New Zealand-based company PowerSpout started the ball rolling with a mobile microturbine whose shell is made from polyethylene and whose mechanism is mostly made up of polyamide parts. The turbine is suited for low water flows from one litre per second, and outputs one kilowatt of power.

Plastics excel in turbines!!

 

Aquakin, a German start-up company based near Nuremberg designed several hydroelectric microplants intended for various applications. The lightest, christened Blue Freedom, is in fact a portable "charger" intended for hiking. When immersed in a stream or river, this 400 gram plastic generator, the size of a frisbee, produces 5 W of power that can charge a mobile phone in an hour.
For the home, Aquakin developed a prototype of a flat composite turbine to be anchored in shallow waters near dykes or diversion bays. With its 20 kW of power, it can produce around 160,000 kWh per year, the equivalent of the annual consumption of around thirty homes. Its Bavarian rival, Smart Hydro Power, is already selling a slightly less ambitious, although lighter floating, turbine. Its mixed high-density polyethylene (HDPE) and aluminium structure with composite blades has a more modest power of 5 kW.

Plastics excel in turbines!

Elastomers take to the seas

 

Driven by the ambitions of the Monegasque company SBM Offshore, piezoelectric technology took to the seas in 2007 with a wave energy system christened S3. It is comprised of a battery of 300-metre long flexible tubes immersed under the surface of the sea, whose electro-active polymer membrane is able to convert the movements of the waves into electricity. In the long term, a dozen of these snakes could produce around 400 kW of low intermittency power.

Elastomers take to the seas

 

Across the pond, the Stanford Research Institute, working in the field of marine energy, is developing the first applications for the EPAM process (Electroactive Polymer Artificial Muscle) from Japanese start-up company Hyper Drive. For the time being, they are simply replacing the autonomous yet intermittent photovoltaic energy produced by signalling buoys with electricity generated by electroactive elastomer pistons. In the medium-term, however, the consortium expects to increase the process' capacity by increasing the number and size of its wave energy devices.

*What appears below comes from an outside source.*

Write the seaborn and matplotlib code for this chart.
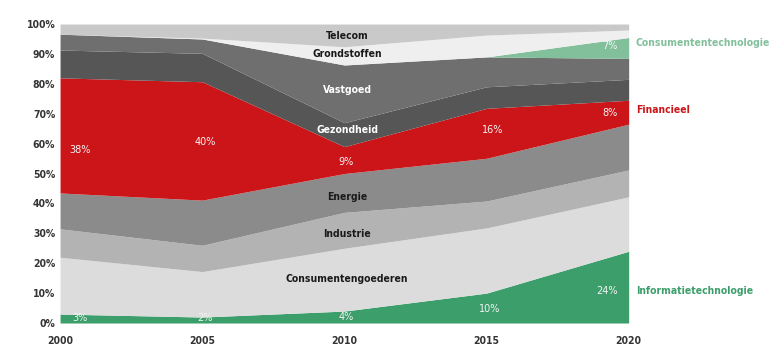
import numpy as np
import matplotlib
matplotlib.use("Agg")
import matplotlib.pyplot as plt
import seaborn as sns

years = [2000, 2005, 2010, 2015, 2020]

# sector shares in % (bottom to top of the stack)
informatietechnologie = [3, 2, 4, 10, 24]
consumentengoederen = [19, 15.2, 21, 21.8, 18.2]
industrie = [9.5, 8.8, 12, 9, 9]
energie = [12, 15.1, 13, 14.3, 15.3]
financieel = [38.5, 39.6, 9, 16.7, 8]
gezondheid = [9.3, 9.5, 8, 7.2, 7]
vastgoed = [5.3, 4.8, 19.3, 10, 7]
consumententechnologie = [0, 0, 0, 0, 7]
grondstoffen = [0, 0.3, 6.1, 7.3, 2.5]
telecom = [3.4, 4.7, 7.6, 3.7, 2]

sectors = ["Informatietechnologie", "Consumentengoederen", "Industrie", "Energie",
           "Financieel", "Gezondheid", "Vastgoed", "Consumententechnologie",
           "Grondstoffen", "Telecom"]
colors = ["#3c9e6b", "#dcdcdc", "#b3b3b3", "#8b8b8b", "#cc1519",
          "#565656", "#6f6f6f", "#82c09c", "#efefef", "#c9c9c9"]

# percentage labels inside the areas
pct_text = ["38%", "40%", "9%", "16%", "8%", "7%", "3%", "2%", "4%", "10%", "24%"]
pct_x = [2000.7, 2005.1, 2010.05, 2015.2, 2019.6, 2019.6, 2000.7, 2005.1, 2010.05, 2015.1, 2019.6]
pct_y = [57.9, 60.5, 53.8, 64.5, 70.2, 92.6, 1.6, 1.6, 2.0, 4.7, 10.7]

sns.set_theme(style="white")
plt.rcParams["font.family"] = ["DejaVu Sans"]

fig = plt.figure(figsize=(7.8, 3.64), dpi=100)
ax = fig.add_axes([0.077, 0.1126, 0.729, 0.8214])

data = np.vstack([informatietechnologie, consumentengoederen, industrie, energie,
                  financieel, gezondheid, vastgoed, consumententechnologie,
                  grondstoffen, telecom])
ax.stackplot(years, data, colors=colors, labels=sectors, linewidth=0)

ax.set_xlim(2000, 2020)
ax.set_ylim(0, 100)
ax.set_xticks(years)
ax.set_yticks(range(0, 101, 10))
ax.set_yticklabels([f"{v}%" for v in range(0, 101, 10)])
ax.tick_params(axis="both", length=0, labelsize=7.5, colors="#333333")
ax.tick_params(axis="x", pad=9)
for lab in ax.get_xticklabels() + ax.get_yticklabels():
    lab.set_fontweight("bold")
    lab.set_fontstretch("condensed")
for s in ax.spines.values():
    s.set_visible(False)

# sector names in the chart
inner = [("Telecom", 96, "#1a1a1a"), ("Grondstoffen", 90, "#1a1a1a"),
         ("Vastgoed", 78, "white"), ("Gezondheid", 64.5, "white"),
         ("Energie", 42, "#1a1a1a"), ("Industrie", 29.8, "#1a1a1a"),
         ("Consumentengoederen", 14.7, "#1a1a1a")]
for name, y, c in inner:
    ax.text(2010.1, y, name, ha="center", va="center", fontsize=7.5,
            fontweight="bold", fontstretch="condensed", color=c)

for t, x, y in zip(pct_text, pct_x, pct_y):
    ha = "right" if x > 2019 else "center"
    ax.text(x, y, t, ha=ha, va="center", fontsize=7, color="#f4f4f4")

# labels on the right
right = [("Consumententechnologie", 93.6, "#82c09c"),
         ("Financieel", 71.2, "#cc1519"),
         ("Informatietechnologie", 10.7, "#3c9e6b")]
for name, y, c in right:
    ax.text(2020.25, y, name, ha="left", va="center", fontsize=7.5,
            fontweight="bold", fontstretch="condensed", color=c, clip_on=False)

fig.savefig("out.png", dpi=100, facecolor="white")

Elastomers take to the seas

Synthetic fibres leverage osmosis to create energy

 

The principle of osmosis is a simple one: when two tanks are put together, one with salt water and the other with fresh water, the two volumes combine to balance their salinity. However, when they are separated through a membrane which lets through the water and captures the salt, the salt water tank sucks in the fresh water and fills up through the process of osmotic pressure.
To take advantage of this phenomenon, the salt water can be emptied at the top of the reservoir in order to power an electric turbine at the bottom.
This type of energy has many advantages. It is renewable, thanks to the water from rivers and the sea, it is constant and it is environmentally neutral.

Synthetic fibres leverage osmosis to create energy

 

The membrane is obviously the key element of the process. In order for it to be effective, the membrane has to be highly permeable to water, fine enough to filter the salt, and strong enough to withstand the pressure, and it has to be big. For a yield of 2 to 3 W per sqm, 200,000 to 250,000 sqm of cellulose acetate synthetic membrane are required to produce one megawatt in an experimental power station such as the one built by Statkraft at the mouth of the Oslo Fjord.

Synthetic fibres leverage osmosis to create energy

Nanotubes to boost osmotic power

Reverse Electro Dialysis aims to be an alternative to traditional osmosis. This technique is also based on the exploitation of the potential of fresh water and sea water and uses ion exchange membranes to separate sodium or chlorine from the salt water. It therefore serves to create an ionic current which can immediately be converted into an electrical current, bypassing the need for the mechanical energy of a waterfall or a turbine.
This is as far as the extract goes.